━━━━━ INFORMATION PROVIDED ━━━━━

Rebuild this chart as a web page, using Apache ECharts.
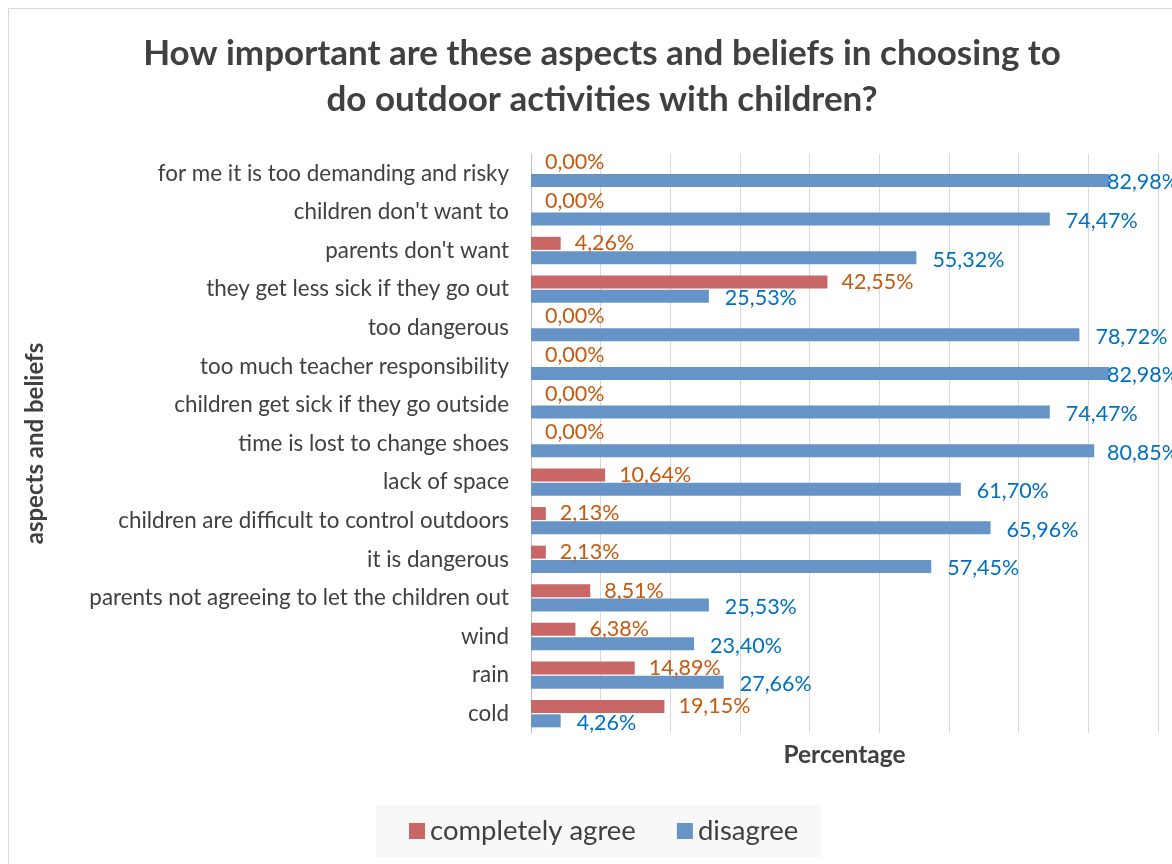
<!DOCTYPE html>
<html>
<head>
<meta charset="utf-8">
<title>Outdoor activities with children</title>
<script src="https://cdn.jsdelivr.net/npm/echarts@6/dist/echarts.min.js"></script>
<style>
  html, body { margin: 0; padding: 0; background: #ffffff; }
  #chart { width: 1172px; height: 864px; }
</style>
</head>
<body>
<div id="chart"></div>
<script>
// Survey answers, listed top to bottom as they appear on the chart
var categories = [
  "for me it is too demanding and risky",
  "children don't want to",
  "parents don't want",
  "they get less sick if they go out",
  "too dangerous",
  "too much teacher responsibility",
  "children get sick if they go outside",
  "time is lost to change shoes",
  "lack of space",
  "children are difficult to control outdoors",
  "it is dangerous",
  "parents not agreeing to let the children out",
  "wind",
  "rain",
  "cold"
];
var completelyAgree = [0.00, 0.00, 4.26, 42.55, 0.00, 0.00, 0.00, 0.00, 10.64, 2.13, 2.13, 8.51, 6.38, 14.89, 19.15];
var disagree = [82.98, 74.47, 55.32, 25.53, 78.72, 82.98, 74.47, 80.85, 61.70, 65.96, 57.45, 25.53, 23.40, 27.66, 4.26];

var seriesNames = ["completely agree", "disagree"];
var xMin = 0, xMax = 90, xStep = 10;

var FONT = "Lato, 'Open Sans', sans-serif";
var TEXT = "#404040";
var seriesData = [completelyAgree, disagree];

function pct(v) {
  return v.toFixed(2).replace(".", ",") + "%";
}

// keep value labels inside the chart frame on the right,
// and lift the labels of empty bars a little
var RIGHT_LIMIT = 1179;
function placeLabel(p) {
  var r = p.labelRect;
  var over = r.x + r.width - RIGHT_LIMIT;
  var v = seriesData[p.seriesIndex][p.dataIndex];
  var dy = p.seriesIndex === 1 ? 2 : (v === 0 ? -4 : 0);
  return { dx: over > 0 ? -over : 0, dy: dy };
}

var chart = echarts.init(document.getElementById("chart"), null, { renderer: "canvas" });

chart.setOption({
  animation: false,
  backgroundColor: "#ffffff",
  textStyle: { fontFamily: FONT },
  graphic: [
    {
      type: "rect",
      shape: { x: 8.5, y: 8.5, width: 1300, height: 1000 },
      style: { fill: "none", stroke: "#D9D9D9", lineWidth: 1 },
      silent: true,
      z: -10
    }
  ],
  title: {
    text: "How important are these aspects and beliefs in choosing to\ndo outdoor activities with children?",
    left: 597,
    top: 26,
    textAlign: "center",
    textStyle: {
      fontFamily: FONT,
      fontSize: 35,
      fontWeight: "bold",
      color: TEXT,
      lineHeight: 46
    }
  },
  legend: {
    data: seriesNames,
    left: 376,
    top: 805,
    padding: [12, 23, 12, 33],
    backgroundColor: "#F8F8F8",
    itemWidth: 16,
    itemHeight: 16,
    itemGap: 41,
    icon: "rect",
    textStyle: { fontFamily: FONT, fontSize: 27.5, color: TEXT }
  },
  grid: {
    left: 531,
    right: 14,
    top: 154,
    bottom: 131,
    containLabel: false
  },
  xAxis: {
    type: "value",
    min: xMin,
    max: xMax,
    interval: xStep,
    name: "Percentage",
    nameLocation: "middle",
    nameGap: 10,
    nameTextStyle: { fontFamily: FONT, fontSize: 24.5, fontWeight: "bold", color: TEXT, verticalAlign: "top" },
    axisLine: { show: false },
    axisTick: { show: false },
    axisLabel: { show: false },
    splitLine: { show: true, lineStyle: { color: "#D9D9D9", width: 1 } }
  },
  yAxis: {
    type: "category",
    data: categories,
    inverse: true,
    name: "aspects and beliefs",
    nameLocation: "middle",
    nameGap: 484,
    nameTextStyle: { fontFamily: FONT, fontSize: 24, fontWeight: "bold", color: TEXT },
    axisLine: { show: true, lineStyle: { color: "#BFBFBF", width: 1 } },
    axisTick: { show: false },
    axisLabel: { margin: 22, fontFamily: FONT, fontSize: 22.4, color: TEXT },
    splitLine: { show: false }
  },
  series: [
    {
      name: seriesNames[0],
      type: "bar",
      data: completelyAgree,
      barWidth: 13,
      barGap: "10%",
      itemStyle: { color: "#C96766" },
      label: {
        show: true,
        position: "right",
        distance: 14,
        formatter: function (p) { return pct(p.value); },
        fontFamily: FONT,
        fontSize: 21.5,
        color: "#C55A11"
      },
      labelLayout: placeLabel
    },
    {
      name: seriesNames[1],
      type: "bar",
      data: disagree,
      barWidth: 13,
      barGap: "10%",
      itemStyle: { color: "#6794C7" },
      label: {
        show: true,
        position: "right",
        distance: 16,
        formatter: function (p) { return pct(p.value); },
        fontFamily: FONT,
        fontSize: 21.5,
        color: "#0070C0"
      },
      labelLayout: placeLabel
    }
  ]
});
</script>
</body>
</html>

━━━━━

→ PROBLEM
Set the pictures aside and transcribe the data above exactly.

→ OUTPUT FOR THIS TASK
Rebuild this chart as a web page, using Apache ECharts.
<!DOCTYPE html>
<html>
<head>
<meta charset="utf-8">
<title>Outdoor activities with children</title>
<script src="https://cdn.jsdelivr.net/npm/echarts@6/dist/echarts.min.js"></script>
<style>
  html, body { margin: 0; padding: 0; background: #ffffff; }
  #chart { width: 1172px; height: 864px; }
</style>
</head>
<body>
<div id="chart"></div>
<script>
// Survey answers, listed top to bottom as they appear on the chart
var categories = [
  "for me it is too demanding and risky",
  "children don't want to",
  "parents don't want",
  "they get less sick if they go out",
  "too dangerous",
  "too much teacher responsibility",
  "children get sick if they go outside",
  "time is lost to change shoes",
  "lack of space",
  "children are difficult to control outdoors",
  "it is dangerous",
  "parents not agreeing to let the children out",
  "wind",
  "rain",
  "cold"
];
var completelyAgree = [0.00, 0.00, 4.26, 42.55, 0.00, 0.00, 0.00, 0.00, 10.64, 2.13, 2.13, 8.51, 6.38, 14.89, 19.15];
var disagree = [82.98, 74.47, 55.32, 25.53, 78.72, 82.98, 74.47, 80.85, 61.70, 65.96, 57.45, 25.53, 23.40, 27.66, 4.26];

var seriesNames = ["completely agree", "disagree"];
var xMin = 0, xMax = 90, xStep = 10;

var FONT = "Lato, 'Open Sans', sans-serif";
var TEXT = "#404040";
var seriesData = [completelyAgree, disagree];

function pct(v) {
  return v.toFixed(2).replace(".", ",") + "%";
}

// keep value labels inside the chart frame on the right,
// and lift the labels of empty bars a little
var RIGHT_LIMIT = 1179;
function placeLabel(p) {
  var r = p.labelRect;
  var over = r.x + r.width - RIGHT_LIMIT;
  var v = seriesData[p.seriesIndex][p.dataIndex];
  var dy = p.seriesIndex === 1 ? 2 : (v === 0 ? -4 : 0);
  return { dx: over > 0 ? -over : 0, dy: dy };
}

var chart = echarts.init(document.getElementById("chart"), null, { renderer: "canvas" });

chart.setOption({
  animation: false,
  backgroundColor: "#ffffff",
  textStyle: { fontFamily: FONT },
  graphic: [
    {
      type: "rect",
      shape: { x: 8.5, y: 8.5, width: 1300, height: 1000 },
      style: { fill: "none", stroke: "#D9D9D9", lineWidth: 1 },
      silent: true,
      z: -10
    }
  ],
  title: {
    text: "How important are these aspects and beliefs in choosing to\ndo outdoor activities with children?",
    left: 597,
    top: 26,
    textAlign: "center",
    textStyle: {
      fontFamily: FONT,
      fontSize: 35,
      fontWeight: "bold",
      color: TEXT,
      lineHeight: 46
    }
  },
  legend: {
    data: seriesNames,
    left: 376,
    top: 805,
    padding: [12, 23, 12, 33],
    backgroundColor: "#F8F8F8",
    itemWidth: 16,
    itemHeight: 16,
    itemGap: 41,
    icon: "rect",
    textStyle: { fontFamily: FONT, fontSize: 27.5, color: TEXT }
  },
  grid: {
    left: 531,
    right: 14,
    top: 154,
    bottom: 131,
    containLabel: false
  },
  xAxis: {
    type: "value",
    min: xMin,
    max: xMax,
    interval: xStep,
    name: "Percentage",
    nameLocation: "middle",
    nameGap: 10,
    nameTextStyle: { fontFamily: FONT, fontSize: 24.5, fontWeight: "bold", color: TEXT, verticalAlign: "top" },
    axisLine: { show: false },
    axisTick: { show: false },
    axisLabel: { show: false },
    splitLine: { show: true, lineStyle: { color: "#D9D9D9", width: 1 } }
  },
  yAxis: {
    type: "category",
    data: categories,
    inverse: true,
    name: "aspects and beliefs",
    nameLocation: "middle",
    nameGap: 484,
    nameTextStyle: { fontFamily: FONT, fontSize: 24, fontWeight: "bold", color: TEXT },
    axisLine: { show: true, lineStyle: { color: "#BFBFBF", width: 1 } },
    axisTick: { show: false },
    axisLabel: { margin: 22, fontFamily: FONT, fontSize: 22.4, color: TEXT },
    splitLine: { show: false }
  },
  series: [
    {
      name: seriesNames[0],
      type: "bar",
      data: completelyAgree,
      barWidth: 13,
      barGap: "10%",
      itemStyle: { color: "#C96766" },
      label: {
        show: true,
        position: "right",
        distance: 14,
        formatter: function (p) { return pct(p.value); },
        fontFamily: FONT,
        fontSize: 21.5,
        color: "#C55A11"
      },
      labelLayout: placeLabel
    },
    {
      name: seriesNames[1],
      type: "bar",
      data: disagree,
      barWidth: 13,
      barGap: "10%",
      itemStyle: { color: "#6794C7" },
      label: {
        show: true,
        position: "right",
        distance: 16,
        formatter: function (p) { return pct(p.value); },
        fontFamily: FONT,
        fontSize: 21.5,
        color: "#0070C0"
      },
      labelLayout: placeLabel
    }
  ]
});
</script>
</body>
</html>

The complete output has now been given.